Dès son accession au pouvoir en 2012, le président Macky Sall, conformément à son engagement de campagne électorale, a enclenché une procédure de vérification du patrimoine de certains dignitaires de l’ancien régime libéral de Me Abdoulaye Wade. Il a ainsi réactivé la Cour de répression de l’enrichissement illicite (Crei), créée en 1981 et qui n’avait pas été activée depuis près de trente ans pour conduire cette procédure d’audit, dénommée la traque des biens supposés mal acquis.
Le 8 novembre 2012, soit 8 mois après l’avènement de la seconde alternance politique à la tête de l’État sénégalais, le procureur spécial près la Crei, Alioune Ndao annonce, lors d’une conférence de presse, le démarrage officiel des activités de cette juridiction d’exception chargée de traquer les «délinquants à col blanc». Lors de de cette rencontre avec les journalistes, le procureur spécial, Alioune Ndao avait ainsi présenté une liste de 25 personnalités de l’ex-régime ciblées dont certaines sont tout simplement envoyées à Rebeuss.

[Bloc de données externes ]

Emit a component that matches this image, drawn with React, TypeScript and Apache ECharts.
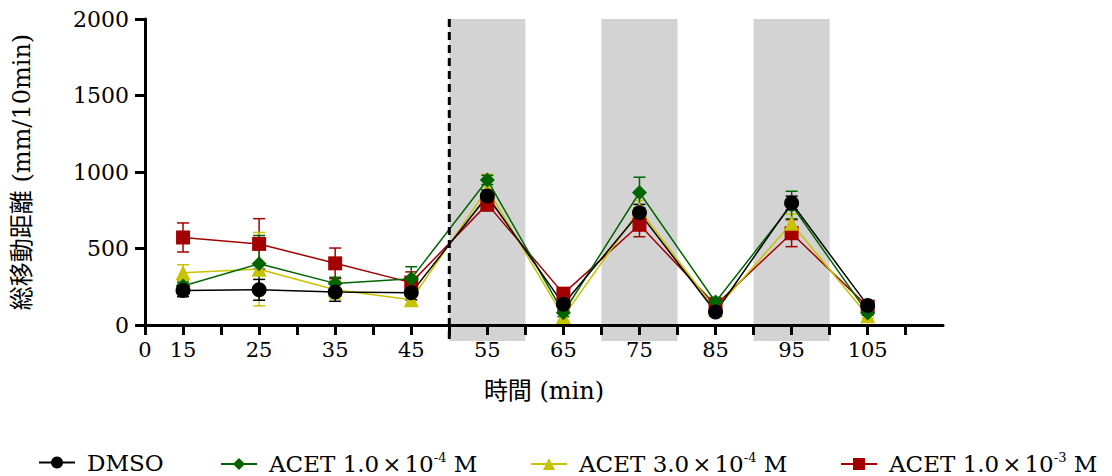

Il s’agit, entre autres de : Karim Wade, l’ancienne sénatrice Aïda Ndiongue, Abdou Aziz Diop du Fncl, Thierno Ousmane Sy, ancien conseiller du président Wade aux Ntic, Ndongo Diaw, ex-Dg de l’Artp, Baila Wane, ex-Dg de la Lonase. Toujours sur cette liste, des dignitaires de l’ancien régime envoyés à Rebeuss par le procureur Alioune Ndao pour leur gestion nébuleuse, figurent également Bara Sady, ex-Directeur général du Port autonome de Dakar, Tahibou Ndiaye, ex-Dg du cadastre, Ndèye Khady Guèye, ex-administratrice du Fonds de promotion économique (Fpe), Carmelo Sagna, l’ex-directeur général de la Société africaine de raffinage (Sar) pour ne citer que ceux-là.
De sept interdictions de sortie du territoire à zéro aujourd’hui
En parallèle à cette liste des 25 ans dignitaires, l’ex procureur prés la Crei, lors de cette rencontre avec les journalistes, avait rendu publique une autre liste de sept personnalités du régime Wade frappées par une mesure d’interdiction de sortie du territoire national. Il s’agit, entre autres, de Karim Meissa Wade, Samuel Sarr, ancien ministre de l’Énergie, Oumar Sarr, ancien ministre de l’Habitat et actuel coordonnateur général du Pds, Abdoulaye Baldé, Tahibou Ndiaye ex-Dg du cadastre, Mamadou Diagne, ex-patron de l’Urbanisme et Madické Niang, ancien ministre des Affaires étrangères, Ousmane Ngom, ancien ministre de l’Intérieur. Cinq ans après la publication de cette liste, force est de constater que seuls Karim Wade et Tahibou Ndiaye ont été inquiétés. Pour le reste, mis à part quelques passages devant les locaux de la Crei, c’est plutôt l’effet contraire qui s’est produit quand le président de la République s’est permis lui-même d’embarquer dans l’avion de commandement Ousmane Ngom pour un voyage au pays d’Alpha Condé (en Guinée Conakry). La menace d’interdiction qui pesait sur la tête de ces dignitaires s’est dissipée avec le départ d’Alioune Ndao.
Karim Wade et complices, seuls condamnés avec Tahibou Ndiaye
Quatre ans aujourd’hui après l’enclenchement de la traque des biens supposés mal acquis, le bilan est loin d’être élogieux. En effet, contrairement aux centaines de milliards annoncés (690 pour Karim Wade) lors du lancement de cette politique de «reddition des comptes», les autorités étatiques parlent aujourd’hui d’une modique somme de cinquante milliards recouvrés. En plus sur la liste des 25 dignitaires de l’ancien régime libéral de Me Wade, seuls Karim Wade et compagnie, avec Tahibou Ndiaye ont été inquiétés. Pour le reste, on assiste à un ralentissement de la cadence dans le déroulement de la procédure. Et cela, depuis le départ de l’ancien ministre de la Justice pour la Primature, Aminata Touré. Résultats des courses : bon nombre d’anciens dignitaires accusés à tort ou à raison de vol des deniers publics ne sont pas encore auditionnés en raison du privilège de juridiction que leur confère leur statut.